The more common ‘direct flight’ is—confusingly—assigned a single flight number, but the journey may be interrupted several times on route to the final destination. Whether it’s to refuel, get tuned up by a technician or admit or drop off passengers, your plane might stop several times between that first take off and landing at your destination airport. For example, if you’ve booked a direct flight from Bangkok to Brazil, your plane could stop at several destinations in South America before you touch down for good. Nine times out of ten, a direct flight is going to be cheaper than a nonstop flight. However, it won’t be as cost-effective as connecting flights. Though a direct flight is likely to stop along the way, you can usually sleep or watch a movie during these disruptions, as you will not necessarily have to disembark from the aeroplane. However, don’t rule out having to change planes, as sometimes this will be necessary, and plane-changes are within the purview of direct flights. 
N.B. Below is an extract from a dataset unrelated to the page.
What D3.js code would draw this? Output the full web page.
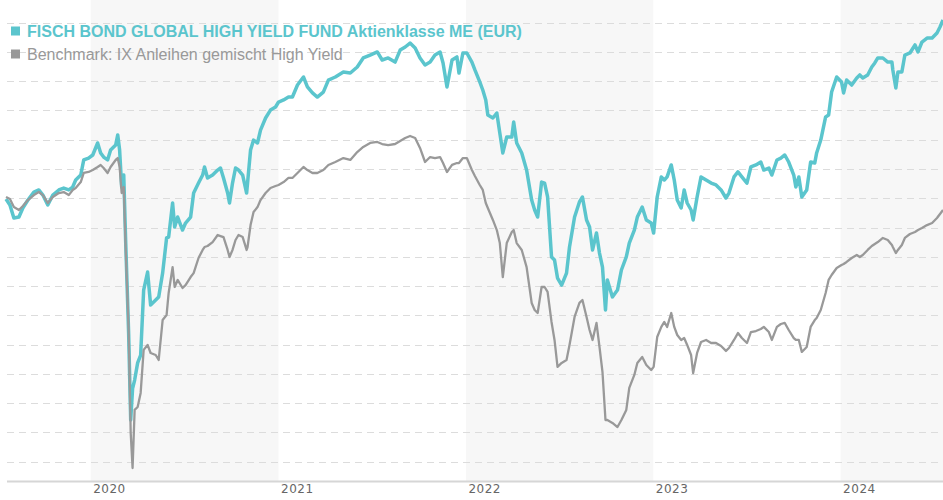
<!DOCTYPE html>
<html>
<head>
<meta charset="utf-8">
<script src="https://cdn.jsdelivr.net/npm/d3@7"></script>
<style>
  html, body { margin: 0; padding: 0; background: #fff; }
  svg { display: block; }
</style>
</head>
<body>
<svg id="chart" width="943" height="500"></svg>
<script>
// dates as decimal years (fraction of calendar year)
const dates = [
  2019.548, 2019.569, 2019.590, 2019.617, 2019.638, 2019.665, 2019.697, 2019.723, 2019.745, 2019.771,
  2019.798, 2019.830, 2019.856, 2019.883, 2019.904, 2019.920, 2019.947, 2019.963, 2019.989, 2020.011,
  2020.037, 2020.053, 2020.069, 2020.090, 2020.106, 2020.133, 2020.144, 2020.154, 2020.165, 2020.176,
  2020.186, 2020.202, 2020.213, 2020.223, 2020.234, 2020.250, 2020.266, 2020.282, 2020.303, 2020.319,
  2020.346, 2020.362, 2020.383, 2020.404, 2020.415, 2020.436, 2020.447, 2020.463, 2020.489, 2020.505,
  2020.532, 2020.548, 2020.574, 2020.596, 2020.606, 2020.622, 2020.649, 2020.676, 2020.691, 2020.707,
  2020.729, 2020.739, 2020.755, 2020.771, 2020.787, 2020.809, 2020.830, 2020.835, 2020.851, 2020.867,
  2020.888, 2020.904, 2020.931, 2020.957, 2020.984, 2021.000, 2021.027, 2021.053, 2021.074, 2021.101,
  2021.133, 2021.154, 2021.181, 2021.207, 2021.239, 2021.266, 2021.303, 2021.346, 2021.383, 2021.420,
  2021.452, 2021.489, 2021.527, 2021.553, 2021.585, 2021.622, 2021.649, 2021.676, 2021.702, 2021.729,
  2021.755, 2021.782, 2021.809, 2021.835, 2021.862, 2021.878, 2021.899, 2021.926, 2021.952, 2021.963,
  2021.984, 2022.005, 2022.032, 2022.048, 2022.074, 2022.090, 2022.106, 2022.117, 2022.144, 2022.165,
  2022.181, 2022.197, 2022.218, 2022.245, 2022.255, 2022.271, 2022.298, 2022.324, 2022.351, 2022.367,
  2022.383, 2022.404, 2022.420, 2022.436, 2022.457, 2022.473, 2022.489, 2022.511, 2022.537, 2022.553,
  2022.580, 2022.606, 2022.622, 2022.644, 2022.660, 2022.676, 2022.697, 2022.713, 2022.729, 2022.745,
  2022.755, 2022.782, 2022.809, 2022.830, 2022.856, 2022.872, 2022.899, 2022.915, 2022.941, 2022.963,
  2022.989, 2023.002, 2023.021, 2023.043, 2023.059, 2023.074, 2023.096, 2023.112, 2023.128, 2023.149,
  2023.165, 2023.181, 2023.202, 2023.213, 2023.234, 2023.255, 2023.282, 2023.309, 2023.335, 2023.362,
  2023.388, 2023.404, 2023.431, 2023.452, 2023.473, 2023.500, 2023.521, 2023.548, 2023.574, 2023.590,
  2023.617, 2023.633, 2023.660, 2023.681, 2023.702, 2023.723, 2023.750, 2023.761, 2023.777, 2023.793,
  2023.819, 2023.840, 2023.862, 2023.872, 2023.894, 2023.920, 2023.936, 2023.952, 2023.979, 2024.005,
  2024.016, 2024.032, 2024.059, 2024.086, 2024.102, 2024.118, 2024.144, 2024.166, 2024.182, 2024.198,
  2024.225, 2024.251, 2024.273, 2024.278, 2024.294, 2024.305, 2024.326, 2024.342, 2024.369, 2024.396,
  2024.412, 2024.433, 2024.460, 2024.487, 2024.513, 2024.529, 2024.545
];

// indexed performance, start = 100
const fundValues = [
  99.95, 99.54, 98.65, 98.72, 99.34, 99.88, 100.43, 100.57, 100.22, 99.54,
  100.22, 100.57, 100.70, 100.57, 100.77, 101.25, 101.59, 102.62, 102.75, 102.96,
  103.78, 103.10, 102.82, 102.62, 103.30, 103.64, 104.33, 103.30, 100.77, 101.59,
  97.15, 90.79, 84.85, 87.00, 87.58, 88.75, 89.29, 93.73, 94.96, 92.71,
  93.05, 93.26, 94.89, 97.29, 97.35, 99.68, 98.04, 98.72, 97.83, 98.31,
  98.72, 100.36, 101.04, 101.59, 102.14, 101.39, 101.59, 101.93, 102.07, 101.39,
  100.36, 99.68, 101.04, 102.07, 101.93, 101.59, 100.36, 101.04, 103.30, 103.98,
  103.78, 104.66, 105.49, 106.03, 106.24, 106.58, 106.72, 106.92, 106.92, 107.74,
  108.29, 107.61, 107.20, 106.92, 107.26, 108.08, 108.29, 108.63, 108.56, 108.97,
  109.59, 109.79, 110.00, 109.45, 109.59, 109.31, 110.13, 110.34, 110.61, 110.27,
  109.59, 109.11, 109.31, 109.79, 110.00, 109.25, 107.61, 109.45, 109.66, 108.56,
  109.93, 109.93, 109.31, 108.77, 107.95, 107.40, 106.72, 105.69, 105.49, 105.83,
  104.46, 103.10, 104.19, 104.19, 105.21, 103.78, 103.10, 101.93, 99.88, 99.20,
  98.72, 101.11, 101.04, 100.09, 95.99, 95.78, 94.55, 94.07, 94.89, 96.67,
  98.72, 99.75, 100.09, 98.52, 98.04, 96.47, 97.63, 96.26, 95.30, 92.37,
  94.42, 93.26, 93.73, 95.10, 95.99, 96.94, 97.83, 98.72, 99.40, 98.52,
  98.31, 97.63, 100.09, 101.46, 101.25, 101.46, 102.28, 101.25, 99.88, 99.34,
  100.57, 99.68, 99.20, 98.52, 100.09, 101.46, 101.25, 101.04, 100.91, 100.57,
  100.02, 100.36, 101.46, 101.80, 101.46, 101.04, 102.14, 102.28, 102.48, 101.93,
  102.07, 101.59, 102.62, 102.75, 102.96, 102.48, 101.59, 100.77, 101.46, 100.09,
  100.57, 102.48, 102.41, 103.10, 103.98, 105.56, 105.69, 107.26, 108.29, 107.95,
  107.20, 108.08, 107.74, 108.22, 108.43, 108.22, 108.43, 108.97, 109.25, 109.59,
  109.59, 109.31, 109.31, 108.77, 107.54, 108.63, 108.63, 109.79, 109.93, 110.48,
  110.00, 110.68, 110.95, 110.95, 111.30, 111.71, 112.18
];

const benchmarkValues = [
  100.09, 99.95, 99.40, 99.20, 99.47, 99.88, 100.22, 100.43, 100.22, 99.68,
  100.09, 100.36, 100.43, 100.22, 100.57, 100.70, 101.11, 101.73, 101.80, 101.93,
  102.14, 102.28, 102.07, 101.73, 102.14, 102.62, 102.75, 102.14, 100.36, 100.77,
  96.67, 91.00, 83.96, 81.57, 85.54, 85.74, 86.70, 89.64, 89.98, 89.43,
  89.29, 88.95, 91.68, 92.02, 93.53, 95.30, 93.94, 94.42, 93.87, 94.07,
  94.62, 94.89, 95.92, 96.47, 96.67, 96.74, 97.01, 97.49, 97.42, 97.35,
  96.47, 95.99, 96.47, 97.15, 97.49, 97.35, 96.47, 96.67, 98.17, 99.06,
  99.40, 99.88, 100.36, 100.70, 100.84, 100.91, 101.11, 101.39, 101.39, 101.73,
  102.14, 101.93, 101.73, 101.73, 101.93, 102.28, 102.48, 102.75, 102.62, 103.16,
  103.51, 103.78, 103.85, 103.71, 103.64, 103.71, 103.92, 104.12, 104.26, 104.12,
  103.44, 102.48, 102.82, 102.75, 102.82, 102.41, 101.80, 102.28, 102.41, 102.41,
  102.75, 102.75, 101.93, 101.52, 100.91, 100.57, 99.68, 99.34, 98.52, 97.83,
  96.94, 94.62, 96.94, 97.70, 97.83, 96.94, 96.47, 95.30, 92.85, 92.37,
  92.16, 93.94, 93.94, 93.60, 91.55, 90.32, 88.48, 88.75, 88.95, 89.98,
  91.89, 92.85, 93.05, 91.89, 91.00, 90.32, 91.48, 89.84, 88.13, 84.85,
  84.85, 84.65, 84.37, 84.85, 85.54, 87.04, 87.93, 88.75, 89.16, 88.61,
  88.27, 88.48, 90.52, 91.21, 91.55, 91.21, 92.16, 91.21, 90.66, 90.32,
  90.45, 89.98, 89.29, 88.06, 89.43, 90.18, 90.32, 90.11, 90.11, 89.91,
  89.57, 89.77, 90.32, 90.79, 90.45, 90.11, 90.86, 90.93, 91.07, 91.21,
  90.86, 90.32, 91.21, 91.41, 91.48, 91.00, 90.45, 90.32, 90.32, 89.50,
  89.84, 91.21, 91.68, 91.82, 92.37, 93.53, 94.42, 94.76, 95.24, 95.44,
  95.51, 95.65, 95.92, 96.13, 95.99, 96.13, 96.47, 96.74, 96.88, 97.01,
  97.29, 97.15, 96.81, 96.67, 96.26, 96.47, 96.81, 97.29, 97.56, 97.70,
  97.83, 97.97, 98.17, 98.31, 98.65, 98.93, 99.20
];

const seriesNames = [
  'FISCH BOND GLOBAL HIGH YIELD FUND Aktienklasse ME (EUR)',
  'Benchmark: IX Anleihen gemischt High Yield'
];
const seriesColors = ['#5bc5cd', '#999999'];
const gridValues = [82, 84, 86, 88, 90, 92, 94, 96, 98, 100, 102, 104, 106, 108, 110, 112];

// decimal year -> Date
function toDate(t) {
    const yr = Math.floor(t);
    const a = Date.UTC(yr, 0, 1), b = Date.UTC(yr + 1, 0, 1);
    return new Date(a + (t - yr) * (b - a));
}

const W = 943, H = 500;
const plot = { left: 6, right: 943, top: 0, bottom: 481 };

const svg = d3.select('#chart');

const x = d3.scaleUtc()
    .domain([toDate(dates[0]), toDate(dates[dates.length - 1])])
    .range([plot.left, plot.right]);

const y = d3.scaleLinear()
    .domain([82, 112])
    .range([461.7, 22.7]);

// alternate year bands
const years = d3.utcYears(d3.utcYear.floor(x.domain()[0]), x.domain()[1]);
svg.append('g').selectAll('rect')
    .data(years.filter(d => d.getUTCFullYear() % 2 === 0))
    .join('rect')
    .attr('x', d => Math.max(plot.left, x(d)))
    .attr('y', plot.top)
    .attr('width', d => Math.min(plot.right, x(d3.utcYear.offset(d, 1))) - Math.max(plot.left, x(d)))
    .attr('height', plot.bottom - plot.top)
    .attr('fill', '#f7f7f7');

// dashed grid
svg.append('g').selectAll('line')
    .data(gridValues)
    .join('line')
    .attr('x1', 7).attr('x2', W)
    .attr('y1', d => Math.round(y(d)) + 0.5)
    .attr('y2', d => Math.round(y(d)) + 0.5)
    .attr('stroke', '#dcdcdc')
    .attr('stroke-width', 1)
    .attr('stroke-dasharray', '7,5');

// x axis
const xAxis = svg.append('g')
    .attr('transform', `translate(0,${plot.bottom})`)
    .call(d3.axisBottom(x)
        .ticks(d3.utcYear.every(1))
        .tickFormat(d3.utcFormat('%Y'))
        .tickSize(0)
        .tickSizeOuter(0));
xAxis.select('.domain')
    .attr('d', `M7,0.5H${W}`)
    .attr('stroke', '#d6d6d6')
    .attr('stroke-width', 2);
xAxis.selectAll('text')
    .attr('text-anchor', 'start')
    .attr('x', 2)
    .attr('dy', 0)
    .attr('y', 12)
    .attr('fill', '#666')
    .style('font-family', '"DejaVu Sans", sans-serif')
    .style('font-size', '12px')
    .style('letter-spacing', '0.5px');

// lines
const line = d3.line()
    .x((d, i) => x(toDate(dates[i])))
    .y(d => y(d))
    .curve(d3.curveLinear);

svg.append('path')
    .datum(fundValues)
    .attr('d', line)
    .attr('fill', 'none')
    .attr('stroke', seriesColors[0])
    .attr('stroke-width', 3.5)
    .attr('stroke-linejoin', 'round');

svg.append('path')
    .datum(benchmarkValues)
    .attr('d', line)
    .attr('fill', 'none')
    .attr('stroke', seriesColors[1])
    .attr('stroke-width', 2.3)
    .attr('stroke-linejoin', 'round');

// legend
const legend = svg.append('g');
seriesNames.forEach((name, i) => {
    const baseY = 36.5 + i * 23;
    legend.append('rect')
        .attr('x', 11).attr('y', baseY - 10)
        .attr('width', 9).attr('height', 9)
        .attr('fill', seriesColors[i]);
    legend.append('text')
        .attr('x', 27).attr('y', baseY)
        .attr('fill', seriesColors[i])
        .style('font-family', '"Liberation Sans", Arial, sans-serif')
        .style('font-size', '16px')
        .style('font-weight', i === 0 ? 'bold' : 'normal')
        .text(name);
});
</script>
</body>
</html>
Photo by Gerrie van der Walt on Unsplash

What is a Connecting Flight?

Booking connecting flights is undoubtedly the most cost-effective option of the three, but when you add layovers into the equation, going this route is the least efficient in terms of journey time. Getting to your destination could require plane changes at several airports. You’ll be responsible for getting from one terminal to the other in the time sandwiches between flights—careful: layovers can pass really quickly, especially if you fall asleep—and you might be travelling on several airlines with different baggage allowances. Connecting flights is a good option if you’re short of money but long on time, and you’re prepared to do to the work. 

Choosing the right ticket for you is about priorities. Make sure you’re making an informed choice before you book.